Sejak saat itulah Feto telah ditindak keras atau dalam bahasa lainnya "dibersihkan" dari setiap ruang di berbagai sektor di Turki. Namun dalam pernyataannya, Erdogan mengatakan, pembunuhan Dubes Karlov menunjukkan bahwa pendukung Gulen masih hadir dalam struktur keamanan kunci dan upaya pembersihan perlu dilanjutkan.
"Saya harus mengatakan dengan jelas, organisasi kotor ini masih ada di dalam tubuh militer, kepolisian," tegas Erdogan seperti dikutip dari News.com.au.
Tanpa memberikan keterangan lebih rinci, ia menyebut kemungkinan "koneksi asing" terkait plot pembunuhan Karlov.
Otoritas Turki juga telah menangkap lebih dari 100 wartawan menutup puluhan media. Langkah represif yang belum pernah terjadi sebelumnya.
Â
Rusia: Jangan Terburu-buru Menyimpulkan
Terkait dengan penembakan Karlov, Rusia telah mengirimkan 18 penyidiknya ke Turki. Kedua pihak sepakat menjalin kerja sama, sesuatu yang belum pernah terjadi sebelumnya antara Erdogan dan Presiden Vladimir Putin.
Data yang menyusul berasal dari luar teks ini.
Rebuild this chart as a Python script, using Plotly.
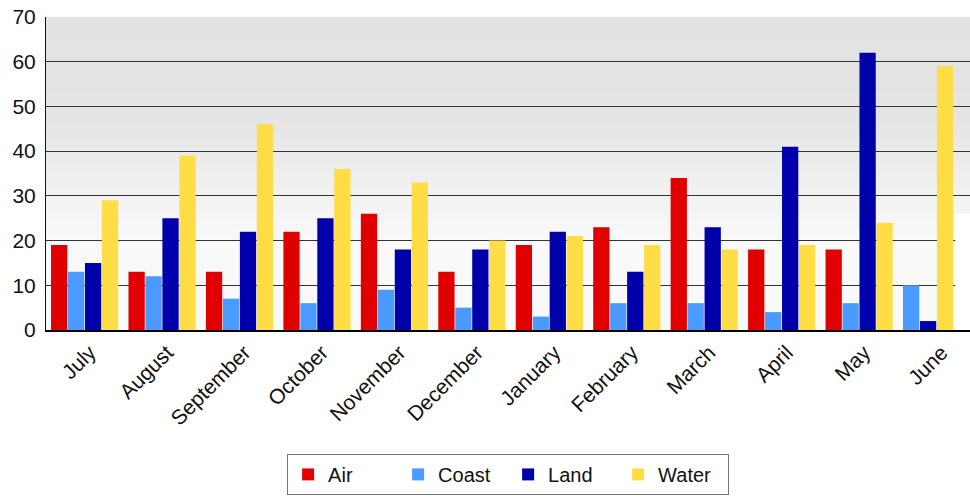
import base64
import struct
import zlib

import plotly.graph_objects as go

months = ["July", "August", "September", "October", "November", "December",
          "January", "February", "March", "April", "May", "June"]
air = [19, 13, 13, 22, 26, 13, 19, 23, 34, 18, 18, None]
coast = [13, 12, 7, 6, 9, 5, 3, 6, 6, 4, 6, 10]
land = [15, 25, 22, 25, 18, 18, 22, 13, 23, 41, 62, 2]
water = [29, 39, 46, 36, 33, 20, 21, 19, 18, 19, 24, 59]

series = [
    ("Air", air, "#e00000"),
    ("Coast", coast, "#4a9aff"),
    ("Land", land, "#0000aa"),
    ("Water", water, "#ffdd44"),
]

# Bar slots: each present value takes the next free slot in its month,
# so a missing value does not leave a hole in the group.
group_start = -0.435
slot = 0.219
bar_w = 0.21

fig = go.Figure()
filled = [0] * len(months)
for name, vals, color in series:
    offsets = []
    for j, v in enumerate(vals):
        offsets.append(group_start + filled[j] * slot)
        if v is not None:
            filled[j] += 1
    fig.add_trace(go.Bar(
        x=months, y=vals, name=name,
        offset=offsets, width=bar_w,
        marker=dict(color=color, line=dict(width=0)),
    ))


def gradient_png(height):
    # 1-pixel-wide greyscale strip, dark at the top fading to near white
    def grey(frac_from_top):
        v = 70 * (1 - frac_from_top)
        if v >= 48:
            return 226 + (70 - v) / 22 * 2
        if v >= 20:
            return 228 + (48 - v) / 28 * 21
        return 249
    raw = b"".join(b"\x00" + bytes([int(round(grey(i / (height - 1))))])
                   for i in range(height))

    def chunk(tag, data):
        c = struct.pack(">I", len(data)) + tag + data
        return c + struct.pack(">I", zlib.crc32(tag + data) & 0xFFFFFFFF)

    png = b"\x89PNG\r\n\x1a\n"
    png += chunk(b"IHDR", struct.pack(">IIBBBBB", 1, height, 8, 0, 0, 0, 0))
    png += chunk(b"IDAT", zlib.compress(raw))
    png += chunk(b"IEND", b"")
    return "data:image/png;base64," + base64.b64encode(png).decode()


fig.update_layout(
    width=970, height=501,
    margin=dict(l=46, r=0, t=17, b=171),
    paper_bgcolor="white", plot_bgcolor="white",
    barmode="overlay",
    font=dict(family="Liberation Sans, Arial, sans-serif", color="#111", size=20),
    images=[dict(source=gradient_png(313), xref="paper", yref="paper",
                 x=0, y=1, sizex=1, sizey=1, xanchor="left", yanchor="top",
                 sizing="stretch", layer="below")],
    shapes=[dict(type="rect", xref="paper", yref="y", x0=0.984, x1=1.0,
                 y0=0, y1=26, fillcolor="white", line=dict(width=0),
                 layer="above")],
    showlegend=True,
    legend=dict(
        orientation="h", xref="container", yref="container",
        x=0.296, xanchor="left", y=0.094, yanchor="top",
        bordercolor="#777", borderwidth=1, bgcolor="white",
        font=dict(size=20), entrywidth=65, traceorder="normal",
    ),
)
fig.update_yaxes(
    range=[0, 70], dtick=10, showgrid=True, gridcolor="#333", gridwidth=1,
    showline=True, linecolor="#111", linewidth=1, ticks="",
    tickfont=dict(size=21), zeroline=False, ticklabelstandoff=5,
)
fig.update_xaxes(
    range=[-0.5, 11.43],
    showline=True, linecolor="#000", linewidth=2, tickangle=-45, ticks="",
    tickfont=dict(size=21), ticklabelshift=5,
)

fig.write_html("out.html")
Tim Rusia itu tiba di Ankara pada Selasa lalu. Mereka menghabiskan waktu seharian di TKP setelah sebelumnya sempat menyaksikan otopsi.
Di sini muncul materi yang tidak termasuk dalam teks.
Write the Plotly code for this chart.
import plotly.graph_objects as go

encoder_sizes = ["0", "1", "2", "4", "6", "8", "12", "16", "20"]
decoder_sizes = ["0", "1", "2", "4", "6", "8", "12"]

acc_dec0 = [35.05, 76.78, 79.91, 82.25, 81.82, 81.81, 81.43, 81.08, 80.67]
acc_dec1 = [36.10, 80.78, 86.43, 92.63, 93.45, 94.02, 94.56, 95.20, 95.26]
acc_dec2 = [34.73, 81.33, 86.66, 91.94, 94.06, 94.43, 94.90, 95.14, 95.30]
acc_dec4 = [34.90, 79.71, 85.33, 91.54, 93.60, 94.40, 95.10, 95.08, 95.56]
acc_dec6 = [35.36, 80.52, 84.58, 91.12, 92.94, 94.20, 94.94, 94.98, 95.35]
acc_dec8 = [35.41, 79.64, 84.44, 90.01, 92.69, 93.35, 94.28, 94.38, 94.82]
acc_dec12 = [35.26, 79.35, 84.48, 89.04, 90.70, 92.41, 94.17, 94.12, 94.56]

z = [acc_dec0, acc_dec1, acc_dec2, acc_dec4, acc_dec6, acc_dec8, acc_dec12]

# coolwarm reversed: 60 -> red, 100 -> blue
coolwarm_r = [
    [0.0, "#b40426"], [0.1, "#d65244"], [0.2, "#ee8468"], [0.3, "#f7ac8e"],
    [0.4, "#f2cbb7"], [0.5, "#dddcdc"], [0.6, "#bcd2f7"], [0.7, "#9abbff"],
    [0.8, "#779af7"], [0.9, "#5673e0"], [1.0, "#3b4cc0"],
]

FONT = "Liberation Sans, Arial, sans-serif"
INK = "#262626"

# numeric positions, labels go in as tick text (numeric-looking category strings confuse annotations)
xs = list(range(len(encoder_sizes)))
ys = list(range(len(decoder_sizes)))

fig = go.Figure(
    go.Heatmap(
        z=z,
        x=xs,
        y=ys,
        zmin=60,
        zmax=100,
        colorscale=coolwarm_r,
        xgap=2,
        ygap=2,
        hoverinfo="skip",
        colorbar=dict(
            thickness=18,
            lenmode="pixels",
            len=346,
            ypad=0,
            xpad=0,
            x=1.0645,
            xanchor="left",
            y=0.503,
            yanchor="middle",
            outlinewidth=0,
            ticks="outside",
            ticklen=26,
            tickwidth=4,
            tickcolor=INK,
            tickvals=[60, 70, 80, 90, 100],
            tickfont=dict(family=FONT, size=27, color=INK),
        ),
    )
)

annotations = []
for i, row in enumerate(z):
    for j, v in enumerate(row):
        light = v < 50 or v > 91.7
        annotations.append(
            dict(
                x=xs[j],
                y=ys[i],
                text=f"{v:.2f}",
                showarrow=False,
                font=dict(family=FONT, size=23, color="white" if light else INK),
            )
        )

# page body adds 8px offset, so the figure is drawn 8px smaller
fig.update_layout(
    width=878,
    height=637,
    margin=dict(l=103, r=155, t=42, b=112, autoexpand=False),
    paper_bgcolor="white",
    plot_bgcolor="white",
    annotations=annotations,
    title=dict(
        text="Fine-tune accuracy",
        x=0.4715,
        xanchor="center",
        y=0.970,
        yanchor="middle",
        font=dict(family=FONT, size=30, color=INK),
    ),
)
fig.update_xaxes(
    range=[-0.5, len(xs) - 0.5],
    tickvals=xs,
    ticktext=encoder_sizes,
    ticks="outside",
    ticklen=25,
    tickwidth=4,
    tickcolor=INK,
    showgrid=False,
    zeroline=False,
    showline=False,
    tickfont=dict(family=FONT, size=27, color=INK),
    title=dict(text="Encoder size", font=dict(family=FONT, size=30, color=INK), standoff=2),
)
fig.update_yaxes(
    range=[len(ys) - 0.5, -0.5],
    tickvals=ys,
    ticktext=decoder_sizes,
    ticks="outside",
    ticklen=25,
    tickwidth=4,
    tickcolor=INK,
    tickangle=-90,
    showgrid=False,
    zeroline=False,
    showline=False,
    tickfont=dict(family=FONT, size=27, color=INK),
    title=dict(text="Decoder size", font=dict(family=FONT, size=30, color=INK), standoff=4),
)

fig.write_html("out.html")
Namun hingga saat ini, Kremlin belum melontarkan pernyataan apa pun. Terlebih, menyinggung Gulen sebagai dalang pembunuhan.
"Dalam hal ini, sangat tidak layak untuk terburu-buru menyampaikan kesimpulan sampai akhirnya penyelidikan mengungkapkan kebenaran, demikian pesan presiden kami," ujar Juru bicara Kremlin, Dmitry Peskov seperti dimuat News.com.au.
Sementara itu, fakta lain terungkap. Harian Hurriyet memuat dalam laporannya, Altintas ternyata pernah mengawal Erdogan sebanyak delapan kali pasca-kudeta.
Menurut kantor berita Anadolu, Altintas pernah dua kali izin sakit pada tanggal 15 Juli. Namun tidak diketahui persis apa yang dilakukannya.
Ia juga diketahui izin sakit pada hari yang sama saat penembakan Karlov terjadi. Surat sakitnya ditulis oleh dokter yang sama.
Sejak kudeta 15 Juli 2016, Turki telah beberapa kali mendesak Amerika Serikat (AS) mengekstradisi Gulen. Namun Negeri Paman Sam belum tergerak melakukannya.
Advertisement
Siapa Gulen?
Gulen dan Erdogan ada sahabat lama. Konflik antar keduanya mulai mencuat pada tahun 2010. Saat itu Gulen mengkritik keras pemerintah Erdogan yang mendukung pengiriman kapal Mavi Marmara untuk menembus blokade Jalur Gaza pada tahun 2010.
Lantas, pada tahun 2013, Gulen, yang memimpin gerakan rakyat (Hizmet) menuding Erdogan terlibat skandal korupsi. Gulen yang merupakan kelahiran 27 April 1941 itu adalah ulama paling berpengaruh dan memiliki paling banyak pengikut di Turki. Bagi Erdogan, ia adalah lawan berat.
Kelompok Gulen juga disebut pula sebagai negara tandingan karena dalam perkembangannya, gerakan itu menyebar ke semua lini di Turki, termasuk di lembaga negara, seperti militer, kepolisian, dan peradilan.
Pengaruh gerakan Gulen disebut-sebut mencapai tingkat mengancam kedaulatan negara Turki atau sederhananya disebut ada negara di dalam negara.
Gerakan Gulen awalnya fokus pada pendidikan. Ia membangun jaringan sekolah di Turki dan manca negara, seperti Asia Tengah, Afrika, dan Asia Tenggara.
Puncak kejayaannya terjadi pasca kudeta militer tahun 1980. Saat itu ia mendapat dukungan penuh pemerintah junta militer untuk terus mengembangkan sayap pengaruh di Turki dan luar negeri.
Gulen kini tercatat telah memiliki lebih dari 1.500 lembaga pendidikan dari semua tingkatan dan 15 perguruan tinggi yang tersebar di sekitar 140 negara. Gerakannya pun disebut telah menjelma menjadi konglomerasi yang merambah berbagai bidang termasuk pendidikan, ekonomi, dan media.